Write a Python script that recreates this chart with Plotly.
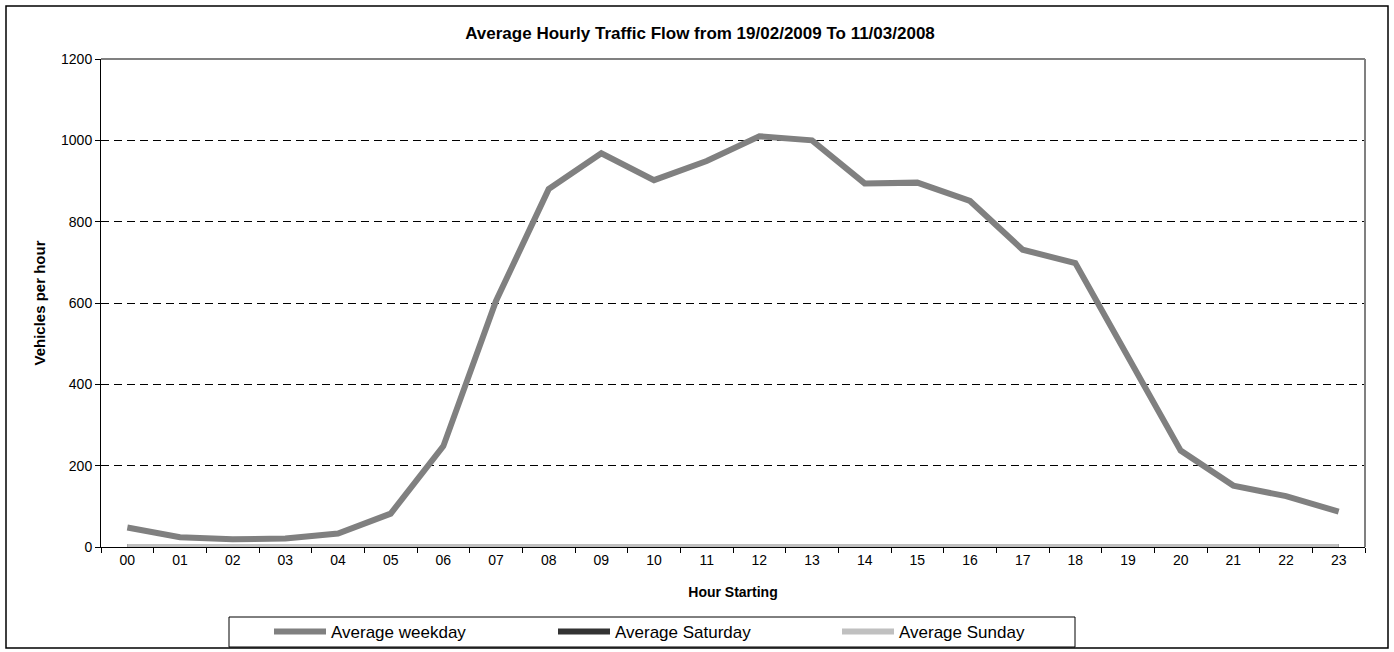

---

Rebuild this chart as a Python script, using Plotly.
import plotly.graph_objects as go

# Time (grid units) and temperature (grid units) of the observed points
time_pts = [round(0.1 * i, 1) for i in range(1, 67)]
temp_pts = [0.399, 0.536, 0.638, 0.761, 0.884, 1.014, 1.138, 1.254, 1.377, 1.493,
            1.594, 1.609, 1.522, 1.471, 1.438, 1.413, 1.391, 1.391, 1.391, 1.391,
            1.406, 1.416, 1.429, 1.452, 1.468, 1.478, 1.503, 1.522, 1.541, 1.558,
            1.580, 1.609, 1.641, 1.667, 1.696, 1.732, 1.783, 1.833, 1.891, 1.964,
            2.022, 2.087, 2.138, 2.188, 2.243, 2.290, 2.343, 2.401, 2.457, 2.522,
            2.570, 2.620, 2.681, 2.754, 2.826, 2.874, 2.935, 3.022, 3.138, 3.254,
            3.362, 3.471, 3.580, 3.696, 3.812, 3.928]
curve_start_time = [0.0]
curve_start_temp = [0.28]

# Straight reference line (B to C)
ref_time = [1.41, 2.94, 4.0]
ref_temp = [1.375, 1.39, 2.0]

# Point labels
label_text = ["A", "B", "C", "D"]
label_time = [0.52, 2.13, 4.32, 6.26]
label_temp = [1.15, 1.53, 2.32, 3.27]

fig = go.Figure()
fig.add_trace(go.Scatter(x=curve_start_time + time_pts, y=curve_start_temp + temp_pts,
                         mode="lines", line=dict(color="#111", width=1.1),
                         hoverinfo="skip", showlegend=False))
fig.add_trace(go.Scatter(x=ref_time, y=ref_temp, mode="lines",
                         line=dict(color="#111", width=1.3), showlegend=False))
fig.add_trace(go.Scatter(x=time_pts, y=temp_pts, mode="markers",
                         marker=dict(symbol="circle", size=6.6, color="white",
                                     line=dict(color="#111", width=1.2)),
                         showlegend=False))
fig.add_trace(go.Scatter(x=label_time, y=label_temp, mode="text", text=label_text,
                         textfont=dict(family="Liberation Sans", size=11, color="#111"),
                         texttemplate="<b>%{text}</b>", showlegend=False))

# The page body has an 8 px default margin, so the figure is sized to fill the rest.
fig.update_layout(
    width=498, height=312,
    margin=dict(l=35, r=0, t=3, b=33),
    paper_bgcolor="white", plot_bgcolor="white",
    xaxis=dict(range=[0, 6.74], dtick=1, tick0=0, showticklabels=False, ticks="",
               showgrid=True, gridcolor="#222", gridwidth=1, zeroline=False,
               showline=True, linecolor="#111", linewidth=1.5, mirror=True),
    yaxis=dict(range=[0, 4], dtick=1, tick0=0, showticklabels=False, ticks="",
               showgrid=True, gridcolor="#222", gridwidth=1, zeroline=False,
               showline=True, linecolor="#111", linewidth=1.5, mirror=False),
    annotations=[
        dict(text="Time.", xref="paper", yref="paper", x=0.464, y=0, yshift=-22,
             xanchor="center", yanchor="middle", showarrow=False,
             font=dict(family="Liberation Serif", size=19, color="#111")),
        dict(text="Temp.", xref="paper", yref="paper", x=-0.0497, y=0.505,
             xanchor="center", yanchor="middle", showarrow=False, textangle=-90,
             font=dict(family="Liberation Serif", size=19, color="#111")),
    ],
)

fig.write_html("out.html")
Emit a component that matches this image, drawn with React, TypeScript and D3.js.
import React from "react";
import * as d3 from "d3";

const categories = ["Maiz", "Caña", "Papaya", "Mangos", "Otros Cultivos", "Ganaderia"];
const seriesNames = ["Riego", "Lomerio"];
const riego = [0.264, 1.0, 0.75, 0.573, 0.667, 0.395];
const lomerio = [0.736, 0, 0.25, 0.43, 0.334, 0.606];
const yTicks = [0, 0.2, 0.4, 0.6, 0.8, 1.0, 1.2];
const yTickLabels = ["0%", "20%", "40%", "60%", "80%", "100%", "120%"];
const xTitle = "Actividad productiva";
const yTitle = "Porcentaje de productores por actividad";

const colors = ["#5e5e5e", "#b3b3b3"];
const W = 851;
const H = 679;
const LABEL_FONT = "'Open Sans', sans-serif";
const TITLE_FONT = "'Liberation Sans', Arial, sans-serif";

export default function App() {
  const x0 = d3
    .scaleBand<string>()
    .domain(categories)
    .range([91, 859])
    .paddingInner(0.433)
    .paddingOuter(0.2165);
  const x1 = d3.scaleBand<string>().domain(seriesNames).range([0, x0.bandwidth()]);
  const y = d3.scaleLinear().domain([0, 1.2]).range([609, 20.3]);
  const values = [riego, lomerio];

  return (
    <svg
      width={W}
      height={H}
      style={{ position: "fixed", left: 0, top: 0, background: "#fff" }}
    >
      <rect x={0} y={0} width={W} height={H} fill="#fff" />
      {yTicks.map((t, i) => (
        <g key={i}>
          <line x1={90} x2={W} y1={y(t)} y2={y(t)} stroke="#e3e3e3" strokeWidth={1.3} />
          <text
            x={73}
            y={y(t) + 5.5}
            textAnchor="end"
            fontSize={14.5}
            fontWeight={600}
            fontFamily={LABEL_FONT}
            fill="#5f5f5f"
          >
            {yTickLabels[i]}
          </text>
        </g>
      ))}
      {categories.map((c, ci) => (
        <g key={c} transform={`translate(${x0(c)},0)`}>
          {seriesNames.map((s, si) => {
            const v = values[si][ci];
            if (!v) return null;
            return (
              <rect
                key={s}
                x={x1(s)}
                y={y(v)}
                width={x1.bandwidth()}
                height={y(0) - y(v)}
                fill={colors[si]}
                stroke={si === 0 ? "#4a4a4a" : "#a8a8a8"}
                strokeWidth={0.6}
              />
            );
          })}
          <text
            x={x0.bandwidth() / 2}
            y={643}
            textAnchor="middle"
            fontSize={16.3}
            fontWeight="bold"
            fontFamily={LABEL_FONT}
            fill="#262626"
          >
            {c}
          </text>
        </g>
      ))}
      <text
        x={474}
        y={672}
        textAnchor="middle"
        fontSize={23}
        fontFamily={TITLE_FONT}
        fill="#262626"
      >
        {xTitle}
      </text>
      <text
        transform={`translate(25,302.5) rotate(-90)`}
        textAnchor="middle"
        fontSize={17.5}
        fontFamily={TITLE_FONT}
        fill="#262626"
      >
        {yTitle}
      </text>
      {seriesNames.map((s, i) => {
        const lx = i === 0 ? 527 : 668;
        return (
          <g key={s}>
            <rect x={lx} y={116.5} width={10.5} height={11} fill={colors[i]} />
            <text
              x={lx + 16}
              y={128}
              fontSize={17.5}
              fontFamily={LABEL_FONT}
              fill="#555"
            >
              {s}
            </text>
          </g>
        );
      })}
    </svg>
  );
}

— WHAT YOU ARE ASKED TO DO —
Reproduce verbatim only the segment of the listing bounded by the line containing "Rebuild this chart" and the line containing "import plotly.graph_objects as go", with both boundary lines included.

— REPLY —
Rebuild this chart as a Python script, using Plotly.
import plotly.graph_objects as go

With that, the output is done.